Use a small round brush to paint in the shadow areas of the waves. Note that each swell will have a light refection on the top edge.
A word of warning: Don't make the swells too large in relation to the size of the ship.
Paint the dark reflection of the ship.
Dry the sea area before continuing.
Painting the Sails
Remove the masking fluid off the ship.
With an Orange/Brown colour begin painting in all the spars and the masts. To keep them straight and even it is best to do so with a series of short strokes.
The sails are made out of a very strong cotton cloth or canvas and unless they are new sails, they will be slightly discoloured and yellow from being exposed to the harsh elements.
To achieve the aged look, start painting, or rather glazing, some Yellow Ochre over the sails.
When that has been completed, mix up a light Blue/Gray for adding the shadows on the sails. Remember to show any folds in the sails themselves.
Continue working on the shadows and eventually adding the darkest shadows under the spars. Touch up, with a light Gray for the seams at the edge of the sails.
Carefully add the other details in the sails and the shadows on the masts.

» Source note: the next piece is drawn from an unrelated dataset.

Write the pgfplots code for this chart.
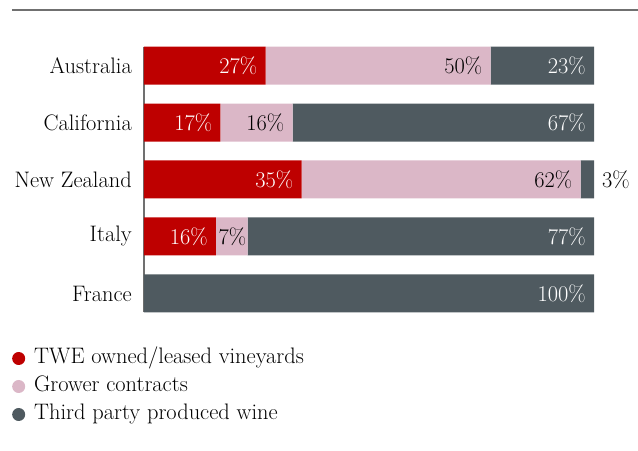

Touch up all the other smaller details in the sail areas, including the flag.
Painting the Ship
With a very dark mix of Brown made up from Ultramarine Blue and Burnt Sienna, paint the hull of the sailing ship and the lighter strip on the side.
Now comes the interesting part of this painting, and it is all the small details on the deck. In the reference photograph there is a ton of detail. Now, we are NOT going to paint all the detail as shown in the photograph.
We are going to simplify the lot by blocking in the main shapes only. Slowly build up the various tones and colours. Be careful to keep the general shapes of the sailors.
As you can see there is simply a suggestion of all the items on the deck and no details whatsoever.
Once the shapes have been painted we can now, with a small round brush add the railings.
Add Finishing Details
Paint in a gull or two for some extra movement and interest. This close-up shows just how simplified all the details are.
With some Chinese White, straight out the tube, touch up all the small areas that need White, such as the tips of the spars.
For this size of sailing ship we would not be able to paint in the thin ropes with a small brush. They would just be too thick. We will add them in with a very sharp-pointed pencil. A 0.5mm Mechanical pencil works very well here.
Notice that I am only adding in the main rigging and leaving out all the lesser ropes. It is not necessary to add them all in. The brain is well able to add them in for you.
Again, with Chinese White, add the bow wave of the ship as well as the highlights in the deck area and some of the wave tops.
To finish off I want you to notice that each sail has a slightly different brightness than the others. Don't try to keep them all the same colour.